__Instructions to follow__. Your task is to retype the lines from the opening of the material through the line that includes "import plotly.graph_objects as go". Do not copy the pictures.

__Given information__.
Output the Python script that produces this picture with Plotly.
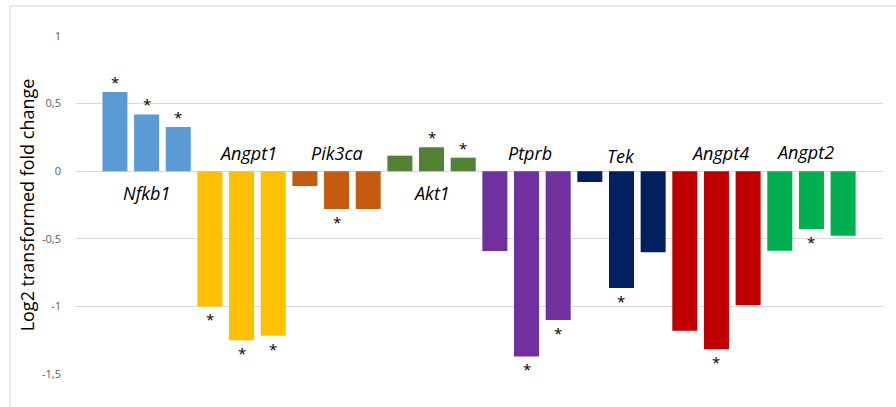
import plotly.graph_objects as go

genes = ["Nfkb1", "Angpt1", "Pik3ca", "Akt1", "Ptprb", "Tek", "Angpt4", "Angpt2"]
values = {
    "Nfkb1": [0.586, 0.42, 0.326],
    "Angpt1": [-1.0, -1.25, -1.217],
    "Pik3ca": [-0.11, -0.28, -0.28],
    "Akt1": [0.115, 0.177, 0.10],
    "Ptprb": [-0.59, -1.37, -1.10],
    "Tek": [-0.08, -0.864, -0.60],
    "Angpt4": [-1.18, -1.317, -0.99],
    "Angpt2": [-0.588, -0.427, -0.477],
}
significant = {
    "Nfkb1": [1, 1, 1],
    "Angpt1": [1, 1, 1],
    "Pik3ca": [0, 1, 0],
    "Akt1": [0, 1, 1],
    "Ptprb": [0, 1, 1],
    "Tek": [0, 1, 0],
    "Angpt4": [0, 1, 0],
    "Angpt2": [0, 1, 0],
}
colors = ["#5B9BD5", "#FFC000", "#C55A11", "#548235", "#7030A0", "#002060", "#C00000", "#00B050"]
label_y = [-0.16, 0.135, 0.135, -0.16, 0.135, 0.11, 0.135, 0.14]
label_dx = [0, 0.2, 0, 0, 0.1, 0, 0.1, -0.2]
tick_vals = [1, 0.5, 0, -0.5, -1, -1.5]
tick_text = ["1", "0,5", "0", "-0,5", "-1", "-1,5"]

fig = go.Figure()
annotations = []
for gi, g in enumerate(genes):
    xs = [gi * 3 + k for k in range(3)]
    fig.add_trace(go.Bar(x=xs, y=values[g], marker_color=colors[gi], width=0.79,
                         marker_line_width=0, showlegend=False, name=g))
    for k, (x, v) in enumerate(zip(xs, values[g])):
        if significant[g][k]:
            annotations.append(dict(x=x, y=v, xref="x", yref="y", text="*", showarrow=False,
                                    font=dict(size=15, color="#000000", family="Open Sans"),
                                    yshift=10 if v > 0 else -13))
    annotations.append(dict(x=gi * 3 + 1 + label_dx[gi], y=label_y[gi], xref="x", yref="y",
                            text="<i>" + g + "</i>", showarrow=False,
                            font=dict(size=18, color="#000000", family="Open Sans")))

fig.update_layout(
    width=896, height=407,
    margin=dict(l=76, r=13, t=36, b=33),
    paper_bgcolor="white", plot_bgcolor="white",
    annotations=annotations,
    bargap=0.2,
    xaxis=dict(range=[-1.23, 24.26], showticklabels=False, showgrid=False, zeroline=False,
               showline=False, fixedrange=True),
    yaxis=dict(range=[-1.5, 1.0], tickvals=tick_vals, ticktext=tick_text,
               showgrid=True, gridcolor="#D9D9D9", gridwidth=1,
               zeroline=True, zerolinecolor="#D9D9D9", zerolinewidth=1,
               showline=False, ticks="", ticklabelstandoff=14,
               tickfont=dict(size=11, color="#595959", family="Open Sans"),
               title=dict(text="Log2 transformed fold change", standoff=2,
                          font=dict(size=18, color="#000000", family="Open Sans"))),
    shapes=[dict(type="rect", xref="paper", yref="paper", x0=-0.0818, x1=1.5,
                 y0=-0.5, y1=1.0888, line=dict(color="#D9D9D9", width=1), layer="below")],
)
fig.write_html("out.html", config={"displayModeBar": False},
               post_script="document.body.style.margin='0';")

__Result for this exercise__.
Output the Python script that produces this picture with Plotly.
import plotly.graph_objects as go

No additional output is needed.